The featured image artwork is not mine but can be purchased here
“In the Lebor Gabala Erenn we are told “Delbaeth…has three daughters, the famous war-furies Badb, Macha, and Mórrígu, the latter sometimes called Anand or Danand.” (Macalister, 1941).”
When looking into The Morrigan you will come across a common idea that the name Morrigan depicts one deity, as well as a title for three separate deities – sisters. Badb and Macha seem to be constant and the third is depending on who you ask. Some say Anu, others Nemain, others say Danu, and I have even heard some other variations.
If you trace back Gods and Goddesses in general, you can see patterns where you have two deities that have a high likelihood of starting as one and then split into two (or more) in later generations. Perhaps this happened because the people wanted to be more clear or direct in what aspect they needed. It also may have to do with variations in tribes and what deities they considered as more prominent in their daily lives. As always you also have to include the variations that have come from Christian influence. Since most of the writings we do have were written by people influenced by Christianity, and the original tribe people themselves were influenced by it after invasions and ruler changes.
There are also similarities in deities from different pantheons, with small variations but same core ruling aspects. I am not saying they are the same deity but that they may be a part of the same larger energy pattern. The reason I bring up this theory is because it gives another perspective to what I want to talk about here.
Although my conscious journey with the Morrigan is still in its early phases, I have absolutely no feeling or connection to Badb and Macha as deity. I can see their aspects within The Morrigan, but I don’t see the separate entities. Perhaps that will change over time, but my current feeling is that it will not.
Perhaps I experience Her this way because I am a Source person. Which basically means I am a fan of working with core energies and do not like to break them down into more bite size pieces when I don’t have to. There are some very large and complex concepts and energy patterns that it is useful to break into smaller concepts to fully work through, understand and incorporate, however breaking a deity down, in my mind is different. If I am going to build a relationship with a deity, I want to experience them in their entirety, their wholeness. People are complex with many intricate pieces but we do not break them down into more manageable parts, so why would we do that with a deity we are connecting with on a deep level?
A friend of mine has been talking about building constructs of themselves while working in Chaos magic.
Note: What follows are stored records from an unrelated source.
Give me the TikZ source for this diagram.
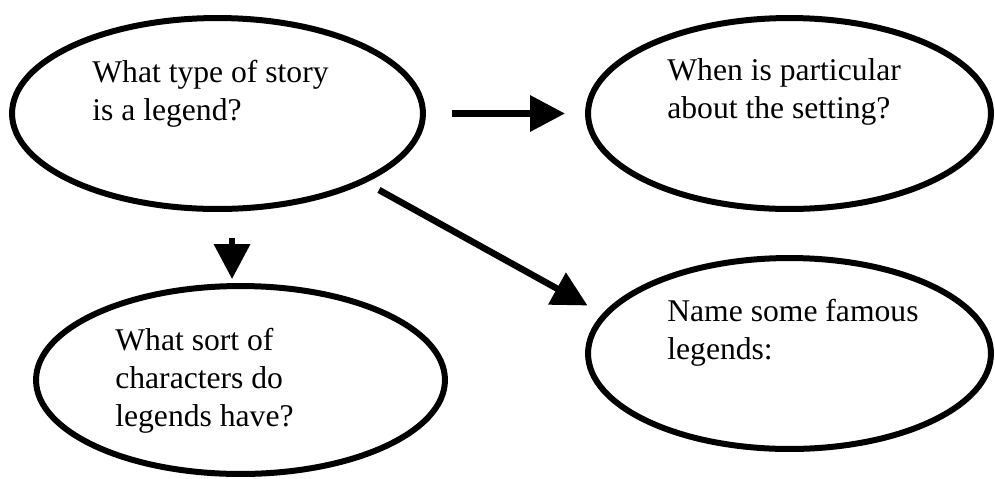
\documentclass[tikz,border=0pt]{standalone}
\usepackage{fontspec}
\setmainfont{Liberation Serif}
\usetikzlibrary{shapes.geometric}
\usetikzlibrary{arrows.meta}
\tikzset{bubble/.style={ellipse,draw,line width=0.12cm,minimum height=3.82cm,inner sep=0pt},
 qtext/.style={align=left,inner sep=0pt,anchor=base west,font=\fontsize{18}{21.6}\selectfont},
 arr/.style={line width=0.13cm,-{Triangle[length=0.7cm,width=0.7cm]}},
 }

\begin{document}
\begin{tikzpicture}[x=0.02cm,y=-0.02cm]
        \useasboundingbox (0,0) rectangle (995,478);
        \node [bubble, minimum width=8.22cm] (q1) at (217.5,113.5) {};
        \node [bubble, minimum width=8.06cm] (q2) at (789.5,113.5) {};
        \node [bubble, minimum width=8.18cm, minimum height=3.76cm] (q3) at (240.5,380) {};
        \node [bubble, minimum width=8.06cm] (q4) at (789.5,353.5) {};
        \node [qtext] (t1) at (92,120) {What type of story\\is a legend?};
        \node [qtext] (t2) at (667,118) {When is particular\\about the setting?};
        \node [qtext] (t3) at (115,426) {What sort of\\characters do\\legends have?};
        \node [qtext] (t4) at (667,359) {Name some famous\\legends:};
        \draw [arr, shorten <=0.53cm, shorten >=0.4cm] (q1.east) -- (q2.west);
        \draw [arr, shorten <=0.3cm, shorten >=0.34cm] (q1.-25) -- (q4.168);
        \draw [arr, shorten <=0.52cm, shorten >=0.08cm] (q3.95 |- q1.south) -- (q3.95);
    \end{tikzpicture}
\end{document}
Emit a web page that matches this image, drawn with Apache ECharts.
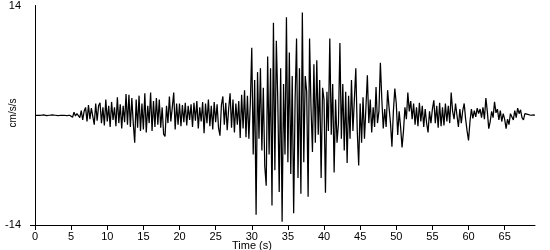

Different versions, masks, or aspects of themselves in order to separate their whole self from a specific work and then merge it back into themselves when it is completed. I can see the benefit of this for some people, but for me it just seems like extra steps that don’t need to be there. I can also see some potential complications with this approach in the long term, but again this is due to my perspectives and how I work.
I am sure there will be some in the community who will not agree or perhaps even shun me for these thoughts, but in the end I have to be true to myself and my relationship with The Morrigan. How She appears and interacts with me. The path She wants me to walk. My path isn’t about other people agreeing with me and I am not trying to change anyone else’s beliefs. I am however talking to those who may feel the same as I do. Who may be experiencing The Morrigan in this way. Who may not see these aspects as separate deities. Who may not connect with the idea that she is a trinity in the sense of separate entities that come together as one.
I don’t think it is wrong because what I am talking about is my personal relationship with The Morrigan. Every relationship with deity is going to be different for different people because what we need, where we are, and what we have already been through is going to be different. My experience is no less valid from another’s just because it looks different. My respect for Her and the culture She comes from isn’t less because my experience of Her points me towards non mainstream concepts or different interpretations of the lore.
There is a lot of gatekeeping in many witchy and spiritual communities right now and it’s unnecessary. We shouldn’t be trying to convert people, or expecting them to have the same experiences as us or practice the way we do. We should be sharing with each other, supporting each other, and learning from the experiences of others. Of course that is just my perspective but that perspective will also guide how I personally walk this path.
I love listening to others talk about their experiences. Some I vibe with and understand, others I don’t but I also don’t dismiss them as less than mine. I get inspiration and ability to see with new perspectives by connecting with others. It is what can make social media an incredible tool.
I know I got a little side tracked here, but it is something that bothers me deeply when I see infighting about things of personal experience.
So back to topic… There are several articles and papers that have tackled the various ideas of who The Morrigan was. A Goddess in her own right, a trio of sisters combined, or just one of the three sisters. It seems there are many varied opinions on this. There is also archeological evidence that suggests She predates the Tuatha de Danann.
I find beauty in her mystery. She is such a pivotal Goddess yet shrouded in a fog of unknowns. Truly living up to her name Phantom Queen. I wonder if this is one of her draws and why we have similar, yet unique experiences with her.